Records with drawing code

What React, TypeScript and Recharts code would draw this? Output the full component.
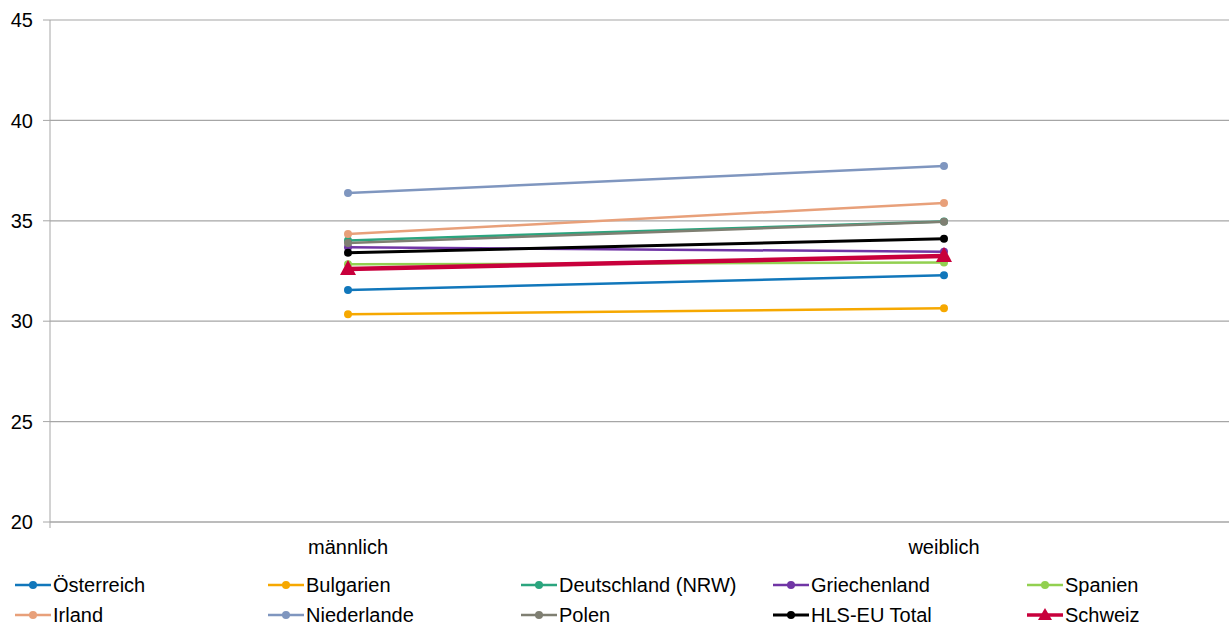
import { LineChart, Line, XAxis, YAxis, CartesianGrid } from 'recharts';

const categories = ['männlich', 'weiblich'];
const yTicks = [20, 25, 30, 35, 40, 45];

const oesterreich = [31.55, 32.29];
const bulgarien = [30.34, 30.64];
const deutschland = [34.02, 34.97];
const griechenland = [33.68, 33.46];
const spanien = [32.83, 32.92];
const irland = [34.34, 35.89];
const niederlande = [36.38, 37.73];
const polen = [33.9, 34.95];
const hlsTotal = [33.41, 34.11];
const schweiz = [32.6, 33.25];

const seriesList = [
  { key: 'oe', name: 'Österreich', values: oesterreich, color: '#1177BB', width: 2.5 },
  { key: 'bg', name: 'Bulgarien', values: bulgarien, color: '#F6A800', width: 2.5 },
  { key: 'de', name: 'Deutschland (NRW)', values: deutschland, color: '#2BA57E', width: 2.5 },
  { key: 'gr', name: 'Griechenland', values: griechenland, color: '#7035A5', width: 2.5 },
  { key: 'es', name: 'Spanien', values: spanien, color: '#92D050', width: 2.5 },
  { key: 'ie', name: 'Irland', values: irland, color: '#E8A07A', width: 2.5 },
  { key: 'nl', name: 'Niederlande', values: niederlande, color: '#7F96BF', width: 2.5 },
  { key: 'pl', name: 'Polen', values: polen, color: '#7F7F72', width: 2.5 },
  { key: 'eu', name: 'HLS-EU Total', values: hlsTotal, color: '#000000', width: 3 },
  { key: 'ch', name: 'Schweiz', values: schweiz, color: '#C8003C', width: 4.5 },
];

const data = categories.map((c, i) => {
  const row: any = { cat: c };
  seriesList.forEach(s => { row[s.key] = s.values[i]; });
  return row;
});

const font = '"Liberation Sans", Arial, sans-serif';

const Triangle = (props: any) => {
  const { cx, cy, fill } = props;
  if (cx == null || cy == null) return null;
  return <path d={`M${cx},${cy - 9} L${cx + 8},${cy + 6} L${cx - 8},${cy + 6} Z`} fill={fill} />;
};

const legendX = [15, 268, 521, 773, 1027];

function LegendIcon({ color, width, triangle }: { color: string; width: number; triangle?: boolean }) {
  return (
    <svg width={36} height={16} style={{ display: 'block' }}>
      <line x1={0} y1={8} x2={36} y2={8} stroke={color} strokeWidth={Math.min(width, 3.5)} />
      {triangle ? (
        <path d="M18,1 L25,13 L11,13 Z" fill={color} />
      ) : (
        <circle cx={18} cy={8} r={4} fill={color} />
      )}
    </svg>
  );
}

export default function App() {
  return (
    <div style={{ position: 'fixed', left: 0, top: 0, width: 1229, height: 625, overflow: 'hidden', background: '#fff', fontFamily: font }}>
      <LineChart width={1260} height={561} data={data} margin={{ top: 20, right: 18, bottom: 0, left: 0 }}>
        <CartesianGrid vertical={false} stroke="#A6A6A6" strokeWidth={1.2} xAxisId={1} />
        {/* axis line and tick marks between categories */}
        <XAxis
          xAxisId={0}
          type="number"
          domain={[0, 2]}
          ticks={[0, 1, 2]}
          height={1}
          tick={() => <g />}
          tickSize={6}
          stroke="#A6A6A6"
          interval={0}
        />
        <XAxis
          xAxisId={1}
          dataKey="cat"
          scale="band"
          height={38}
          axisLine={false}
          tickLine={false}
          tick={{ fill: '#000', fontSize: 20, fontFamily: font }}
          tickMargin={11}
        />
        <YAxis
          domain={[20, 45]}
          ticks={yTicks}
          width={50}
          stroke="#A6A6A6"
          tickSize={7}
          tickMargin={10}
          tick={{ fill: '#000', fontSize: 20, fontFamily: font }}
          interval={0}
        />
        {seriesList.map(s => (
          <Line
            key={s.key}
            xAxisId={1}
            dataKey={s.key}
            name={s.name}
            stroke={s.color}
            strokeWidth={s.width}
            dot={s.key === 'ch' ? <Triangle fill={s.color} /> : { r: 4, fill: s.color, stroke: s.color, strokeWidth: 0 }}
            isAnimationActive={false}
          />
        ))}
      </LineChart>
      {seriesList.map((s, i) => (
        <div
          key={s.key}
          style={{
            position: 'absolute',
            left: legendX[i % 5],
            top: i < 5 ? 575 : 605,
            display: 'flex',
            alignItems: 'center',
            fontSize: 20,
            lineHeight: '20px',
            height: 20,
            color: '#000',
            whiteSpace: 'nowrap',
          }}
        >
          <LegendIcon color={s.color} width={s.width} triangle={s.key === 'ch'} />
          <span style={{ marginLeft: 2 }}>{s.name}</span>
        </div>
      ))}
    </div>
  );
}
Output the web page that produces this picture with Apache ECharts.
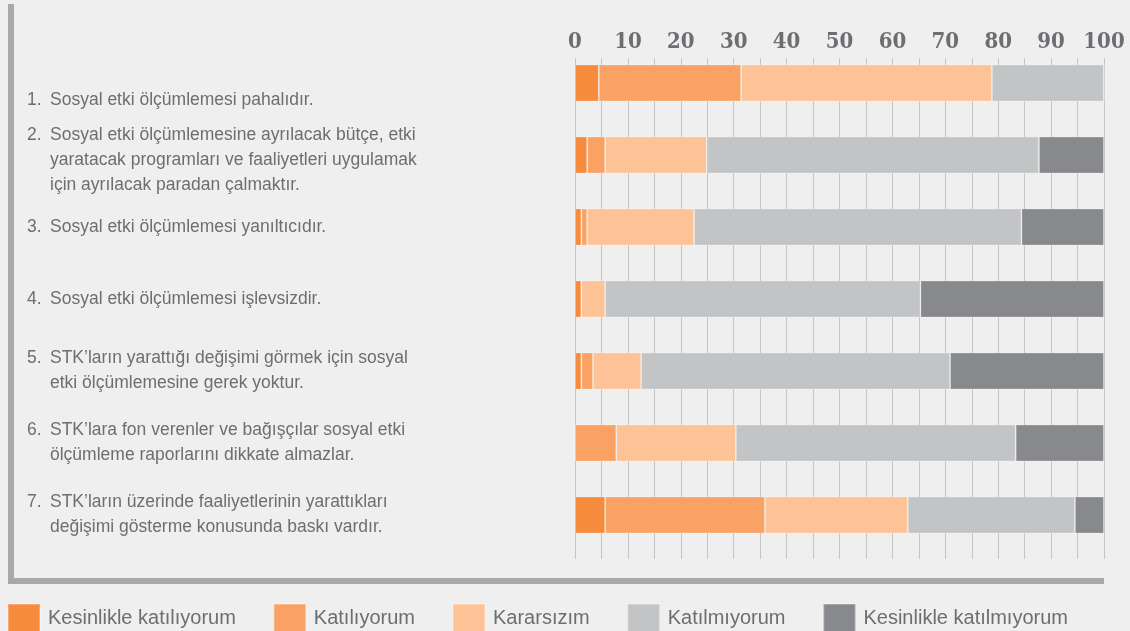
<!DOCTYPE html>
<html>
<head>
<meta charset="utf-8">
<script src="https://cdn.jsdelivr.net/npm/echarts@6/dist/echarts.min.js"></script>
<style>
  html, body { margin: 0; padding: 0; background: #eeefee; }
  #chart { width: 1130px; height: 631px; }
</style>
</head>
<body>
<div id="chart"></div>
<script>
// statements (number, then lines of the label)
const statements = [
  ['1.', 'Sosyal etki ölçümlemesi pahalıdır.'],
  ['2.', 'Sosyal etki ölçümlemesine ayrılacak bütçe, etki', 'yaratacak programları ve faaliyetleri uygulamak', 'için ayrılacak paradan çalmaktır.'],
  ['3.', 'Sosyal etki ölçümlemesi yanıltıcıdır.'],
  ['4.', 'Sosyal etki ölçümlemesi işlevsizdir.'],
  ['5.', 'STK’ların yarattığı değişimi görmek için sosyal', 'etki ölçümlemesine gerek yoktur.'],
  ['6.', 'STK’lara fon verenler ve bağışçılar sosyal etki', 'ölçümleme raporlarını dikkate almazlar.'],
  ['7.', 'STK’ların üzerinde faaliyetlerinin yarattıkları', 'değişimi gösterme konusunda baskı vardır.']
]

const seriesNames = ['Kesinlikle katılıyorum', 'Katılıyorum', 'Kararsızım', 'Katılmıyorum', 'Kesinlikle katılmıyorum']
const kesinlikleKatiliyorum = [4.5, 2.3, 1.2, 1.2, 1.2, 0, 5.7]
const katiliyorum = [26.9, 3.4, 1.1, 0, 2.2, 7.8, 30.2]
const kararsizim = [47.4, 19.2, 20.2, 4.5, 9.1, 22.6, 27.0]
const katilmiyorum = [21.2, 62.8, 61.9, 59.6, 58.4, 52.9, 31.6]
const kesinlikleKatilmiyorum = [0, 12.3, 15.6, 34.7, 29.1, 16.7, 5.5]

const colors = ['#f68b3d', '#f9a263', '#fdc296', '#c3c4c5', '#88898d']
const textColor = '#6d6e71'

const chart = echarts.init(document.getElementById('chart'), null, { renderer: 'canvas' })

const values = [kesinlikleKatiliyorum, katiliyorum, kararsizim, katilmiyorum, kesinlikleKatilmiyorum]
const series = values.map((data, i) => ({
  name: seriesNames[i],
  type: 'bar',
  stack: 'total',
  xAxisIndex: 0,
  yAxisIndex: 0,
  barWidth: 37,
  data: data,
  itemStyle: {
    color: colors[i],
    borderColor: 'rgba(255,255,255,0.25)',
    borderWidth: 1
  },
  silent: true
}))

const categories = statements.map(s => s.join('\n'))

chart.setOption({
  backgroundColor: '#eeefee',
  animation: false,
  textStyle: { fontFamily: 'Liberation Sans' },
  legend: {
    left: 7,
    top: 603,
    padding: 0,
    itemWidth: 32,
    itemHeight: 28,
    itemGap: 37,
    icon: 'rect',
    data: seriesNames,
    textStyle: { color: textColor, fontSize: 20, padding: [6, 0, 0, 3] }
  },
  grid: [
    { left: 575, top: 47, width: 529, height: 504 },
    { left: 575, top: 58, width: 529, height: 501 }
  ],
  xAxis: [
    {
      gridIndex: 0,
      type: 'value',
      position: 'top',
      min: 0,
      max: 100,
      interval: 10,
      axisLine: { show: false },
      axisTick: { show: false },
      splitLine: { show: false },
      axisLabel: {
        margin: -6,
        color: textColor,
        fontFamily: 'DejaVu Serif Condensed',
        fontWeight: 'bold',
        fontSize: 22
      }
    },
    {
      gridIndex: 1,
      type: 'value',
      min: 0,
      max: 100,
      interval: 5,
      axisLine: { show: false },
      axisTick: { show: false },
      axisLabel: { show: false },
      splitLine: { show: true, lineStyle: { color: '#c4c5c6', width: 1 } }
    }
  ],
  yAxis: [
    {
      gridIndex: 0,
      type: 'category',
      inverse: true,
      data: categories,
      axisLine: { show: false },
      axisTick: { show: false },
      axisLabel: {
        align: 'left',
        margin: 548,
        formatter: (val, idx) => {
          const lines = val.split('\n')
          let out = lines.slice(1).map((l, k) => (k === 0 ? '{n|' + lines[0] + '}' : '{n| }') + '{t|' + l + '}').join('\n')
          // the first two labels sit a bit lower than their bars
          if (idx === 0) out = '{g1| }\n' + out
          if (idx === 1) out = '{g2| }\n' + out
          return out
        },
        rich: {
          n: { width: 23, color: textColor, fontSize: 17.5, lineHeight: 25, fontFamily: 'Liberation Sans' },
          t: { color: textColor, fontSize: 17.5, lineHeight: 25, fontFamily: 'Liberation Sans' },
          g1: { fontSize: 10, lineHeight: 34, height: 34 },
          g2: { fontSize: 10, lineHeight: 10, height: 10 }
        }
      }
    },
    {
      gridIndex: 1,
      type: 'category',
      data: categories,
      show: false
    }
  ],
  graphic: [
    { type: 'rect', shape: { x: 8, y: 4, width: 6, height: 580 }, style: { fill: '#a7a8aa' }, silent: true },
    { type: 'rect', shape: { x: 8, y: 578, width: 1096, height: 6 }, style: { fill: '#a7a8aa' }, silent: true }
  ],
  series: series
})
</script>
</body>
</html>
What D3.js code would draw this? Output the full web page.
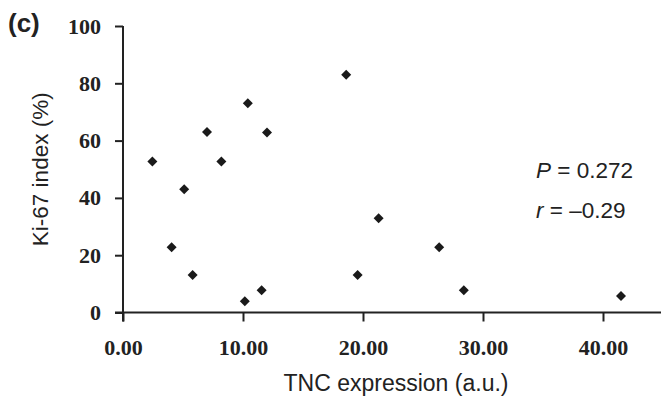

- **Set problem**: For each line above that contains the word "this", copy that line.

- **Answer for the task**:
What React, TypeScript and Recharts code would draw this? Output the full component.
Output the web page that produces this picture with Apache ECharts.
What D3.js code would draw this? Output the full web page.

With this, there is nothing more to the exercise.